Friday, 1 May 2009

Rise Up, Mrs Johnson, All in Your Gown of Green

...for summer is a-comin’ today! Yes, it is the only true and authentic May Day, and the thorn-blossoms are bursting forth in bubbly white sprays to salute lovely Lady Maia in her sunniest of moods. Let there be drinking! Let there be uninhibited dancing about inappropriately phallic totem poles! Let there be a great riding of hobby-horses - that branch of chivalry at which I chiefly shine! And above all, let there be singing!

Which brings me neatly back to the title of this post, and the fantastical mystery behind it.

Perhaps the merriest song to which I have ever stamped my big hobnail boots is the May Song of Padstow, a small but energetic fishing community on the west coast of Cornwall. Its memorably excellent rendition by Steeleye Span hooked me instantly on my first encounter many a year ago, and to this day I can never come over all spring-feverish without the tune’s dancing through my head, and compelling me to the most reckless snapping of fingers. I reproduce a version of the traditional lyrics here in full, with a bit of broad context:

[Gaily and gladly, as the mighty Padstow ‘Obby ‘Oss parades rambunctiously through the town]:


Unite and unite, and let us all unite
For summer is a-comin' today.
And whither we are going we all will unite
In the merry morning of May.

The young men of Padstow, they might if they would,
For summer is a-comin' today.
They might have built a ship and gilded it with gold
In the merry morning of May.

The young women of Padstow, they might if they would,
For summer is a-comin' today.
They might have built a garland with the white rose and the red
In the merry morning of May.

Rise up, Mrs Johnson, all in your gown of green
For summer is a-comin' today.
You are as fine a lady as waits upon the Queen
In the merry morning of May.


[The ‘Obby ‘Oss sinks down as in death. Dirge]:


Oh where is King George?
Oh where is he-O?
He's out in his longboat, all on the salt sea-O.
Up flies the kite, down falls the lark-O.
Aunt Ursula Birdwood, she has an old ewe,
And she died in her own park-O.


[The ‘Oss springs up into life again. With redoubled joy]:


With the merry ring and with the joyful spring,
For summer is a-comin' today.
How happy are the little birds and the merrier we shall sing
In the merry morning of May.

Oh where are the young men that now do advance
For summer is a-comin' today.
Some they are in England and some they are in France
In the merry morning of May.


Two words occur. One is ‘Magnificent!’ The other is ‘WHAT?!?’

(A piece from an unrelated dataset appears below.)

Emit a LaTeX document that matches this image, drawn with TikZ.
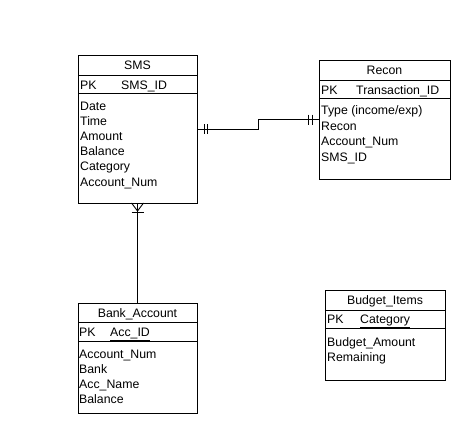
\documentclass[tikz,border=0pt]{standalone}
\usepackage{fontspec}
\setmainfont{Liberation Sans}
\usetikzlibrary{calc}
\tikzset{
  ent/.style={draw, line width=0.9pt, anchor=north west, inner sep=0pt, outer sep=0pt},
  sep/.style={line width=0.9pt},
  conn/.style={line width=0.9pt},
  txt/.style={font=\fontsize{12.3}{15}\selectfont, anchor=mid west, inner sep=0pt},
  ttl/.style={font=\fontsize{12.3}{15}\selectfont, anchor=mid, inner sep=0pt}
}
\begin{document}
\begin{tikzpicture}[x=1pt,y=-1pt]
\useasboundingbox[fill=white] (0,0) rectangle (470,433);
% entity boxes
\node[ent, minimum width=119pt, minimum height=148pt] (sms) at (78,55) {};
\node[ent, minimum width=131pt, minimum height=119pt] (recon) at (319,60) {};
\node[ent, minimum width=119pt, minimum height=110pt] (bank) at (78,303) {};
\node[ent, minimum width=120pt, minimum height=90pt] (budget) at (325,290) {};
% separators
\draw[sep] (sms.west |- 0,75) -- (sms.east |- 0,75);
\draw[sep] (sms.west |- 0,93) -- (sms.east |- 0,93);
\draw[sep] (recon.west |- 0,80) -- (recon.east |- 0,80);
\draw[sep] (recon.west |- 0,98) -- (recon.east |- 0,98);
\draw[sep] (bank.west |- 0,322) -- (bank.east |- 0,322);
\draw[sep] (bank.west |- 0,341) -- (bank.east |- 0,341);
\draw[sep] (budget.west |- 0,310) -- (budget.east |- 0,310);
\draw[sep] (budget.west |- 0,328) -- (budget.east |- 0,328);
% SMS
\node[ttl] (smst) at (137.5,67) {SMS};
\node[txt] (smspk) at (80,87) {PK};
\node[txt] (smsk) at (121,87) {\underline{SMS\_ID}};
\node[txt] (sms1) at (80,108) {Date};
\node[txt] (sms2) at (80,123) {Time};
\node[txt] (sms3) at (80,138) {Amount};
\node[txt] (sms4) at (80,153) {Balance};
\node[txt] (sms5) at (80,168) {Category};
\node[txt] (sms6) at (80,184) {Account\_Num};
% Recon
\node[ttl] (recont) at (384.5,72) {Recon};
\node[txt] (reconpk) at (321,92) {PK};
\node[txt] (reconk) at (356,92) {\underline{Transaction\_ID}};
\node[txt] (recon1) at (321,112) {Type (income/exp)};
\node[txt] (recon2) at (321,128) {Recon};
\node[txt] (recon3) at (321,143) {Account\_Num};
\node[txt] (recon4) at (321,159) {SMS\_ID};
% Bank_Account
\node[ttl] (bankt) at (137.5,315) {Bank\_Account};
\node[txt] (bankpk) at (79,334) {PK};
\node[txt] (bankk) at (110,334) {\underline{Acc\_ID}};
\node[txt] (bank1) at (79,356) {Account\_Num};
\node[txt] (bank2) at (79,371) {Bank};
\node[txt] (bank3) at (79,386) {Acc\_Name};
\node[txt] (bank4) at (79,401) {Balance};
% Budget_Items
\node[ttl] (budgett) at (385,302) {Budget\_Items};
\node[txt] (budgetpk) at (327,321) {PK};
\node[txt] (budgetk) at (360,321) {\underline{Category}};
\node[txt] (budget1) at (327,344) {Budget\_Amount};
\node[txt] (budget2) at (327,359) {Remaining};
% connector SMS -- Recon (one and only one on both ends)
\draw[conn] (sms.east) -- ++(61,0) |- (recon.west);
\draw[conn] ($(sms.east)+(7,-5)$) -- ++(0,10);
\draw[conn] ($(sms.east)+(10,-5)$) -- ++(0,10);
\draw[conn] ($(recon.west)+(-7,-5)$) -- ++(0,10);
\draw[conn] ($(recon.west)+(-11,-5)$) -- ++(0,10);
% connector SMS -- Bank_Account (one or many at SMS)
\draw[conn] (sms.south) -- (bank.north);
\draw[conn] ($(sms.south)+(-6,0)$) -- ($(sms.south)+(0,8)$) -- ($(sms.south)+(6,0)$);
\draw[conn] ($(sms.south)+(-6,9)$) -- ++(12,0);
\end{tikzpicture}
\end{document}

Even for a folk-song, the core section of these lyrics is a little bit mysterious, isn't it?

If this were a fantasy novel, here would lie the anciently-encoded clues to some quest of world-shaking importance. Is this the riddle we must read, if great Albion is ever to break free of its surly bondage in the Dungeon of Dole? After far-flung adventures and trials of which it ill behoves me to boast, I have obtained some intriguing hints from the Oracle of the Hamburgers, to whom I am also indebted for the details of the ritual.

But what is to be our plot? What coupons must we collect? Do we have to sign up for the trilogy?

The Council of the Good Guys is now open to suggestions.

I like saving the world by magic. It is ever so much simpler and more satisfying than the other way, and it comes with all that added non-faily goodness.

Meantime, a merry Maying to you all!

1 comment:

  1. Please excuse me for inadvertently posting a link to a rather crappy Steeleye Span session. The 'rendition' link now points to a performance which better justifies my capering enthusiasm.